→ TASK DESCRIPTION: Set down each line of the material that follows, exactly, with no pictures.

+===+

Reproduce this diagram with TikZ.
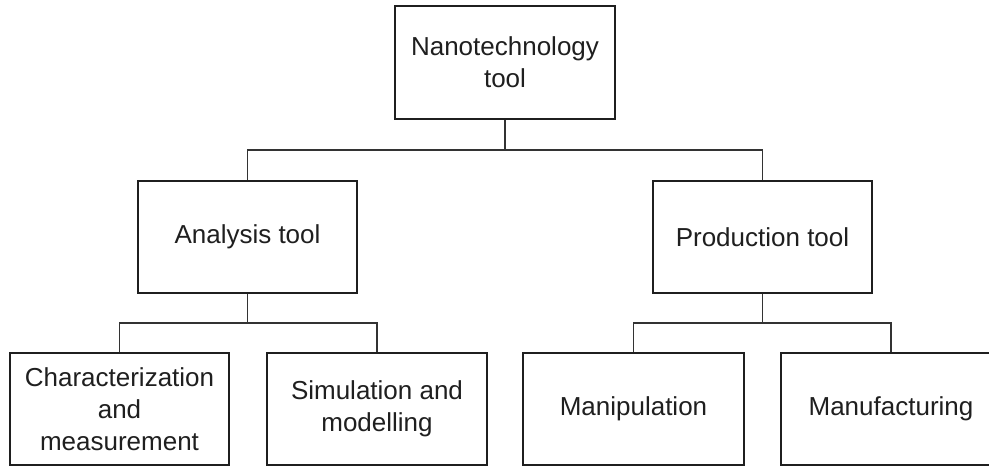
\documentclass[tikz,border=0pt]{standalone}
\usepackage{fontspec}
\setmainfont{Liberation Sans}
\begin{document}
\begin{tikzpicture}[x=1pt,y=-1pt,
  box/.style={draw=black!88, line width=2.4pt, rectangle, inner sep=0pt,
    minimum width=219pt, minimum height=112pt, align=center,
    text=black!88, font=\fontsize{26}{32}\selectfont},
  link/.style={draw=black!80, line width=1.1pt}]
\useasboundingbox (0,0) rectangle (989,467);
\clip (0,0) rectangle (989,467);
\fill[white] (0,0) rectangle (989,467);

% tree of boxes
\node[box, minimum width=220pt, minimum height=113pt] (top) at (505,62.5) {Nanotechnology\\tool};
\node[box] (ana)  at (247.5,237) {Analysis tool};
\node[box] (prod) at (762.5,237) {Production tool};
\node[box] (char) at (119.5,409) {Characterization\\and\\measurement};
\node[box, minimum width=220pt] (sim)  at (377,409) {Simulation and\\modelling};
\node[box, minimum width=221pt] (manip) at (633.5,409) {Manipulation};
\node[box, minimum width=220pt] (manuf) at (891,409) {Manufacturing};

% junction points of the elbow connectors
\coordinate (j1) at (505,150);
\coordinate (j2) at (247.5,323);
\coordinate (j3) at (762.5,323);

\draw[link] (top.south) -- (j1);
\draw[link] (ana.north) |- (j1) -| (prod.north);
\draw[link] (ana.south) -- (j2);
\draw[link] (char.north) |- (j2) -| (sim.north);
\draw[link] (prod.south) -- (j3);
\draw[link] (manip.north) |- (j3) -| (manuf.north);
\end{tikzpicture}
\end{document}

+===+

→ EXERCISE SOLUTION:
Reproduce this diagram with TikZ.
\documentclass[tikz,border=0pt]{standalone}
\usepackage{fontspec}
\setmainfont{Liberation Sans}
\begin{document}
\begin{tikzpicture}[x=1pt,y=-1pt,
  box/.style={draw=black!88, line width=2.4pt, rectangle, inner sep=0pt,
    minimum width=219pt, minimum height=112pt, align=center,
    text=black!88, font=\fontsize{26}{32}\selectfont},
  link/.style={draw=black!80, line width=1.1pt}]
\useasboundingbox (0,0) rectangle (989,467);
\clip (0,0) rectangle (989,467);
\fill[white] (0,0) rectangle (989,467);

% tree of boxes
\node[box, minimum width=220pt, minimum height=113pt] (top) at (505,62.5) {Nanotechnology\\tool};
\node[box] (ana)  at (247.5,237) {Analysis tool};
\node[box] (prod) at (762.5,237) {Production tool};
\node[box] (char) at (119.5,409) {Characterization\\and\\measurement};
\node[box, minimum width=220pt] (sim)  at (377,409) {Simulation and\\modelling};
\node[box, minimum width=221pt] (manip) at (633.5,409) {Manipulation};
\node[box, minimum width=220pt] (manuf) at (891,409) {Manufacturing};

% junction points of the elbow connectors
\coordinate (j1) at (505,150);
\coordinate (j2) at (247.5,323);
\coordinate (j3) at (762.5,323);

\draw[link] (top.south) -- (j1);
\draw[link] (ana.north) |- (j1) -| (prod.north);
\draw[link] (ana.south) -- (j2);
\draw[link] (char.north) |- (j2) -| (sim.north);
\draw[link] (prod.south) -- (j3);
\draw[link] (manip.north) |- (j3) -| (manuf.north);
\end{tikzpicture}
\end{document}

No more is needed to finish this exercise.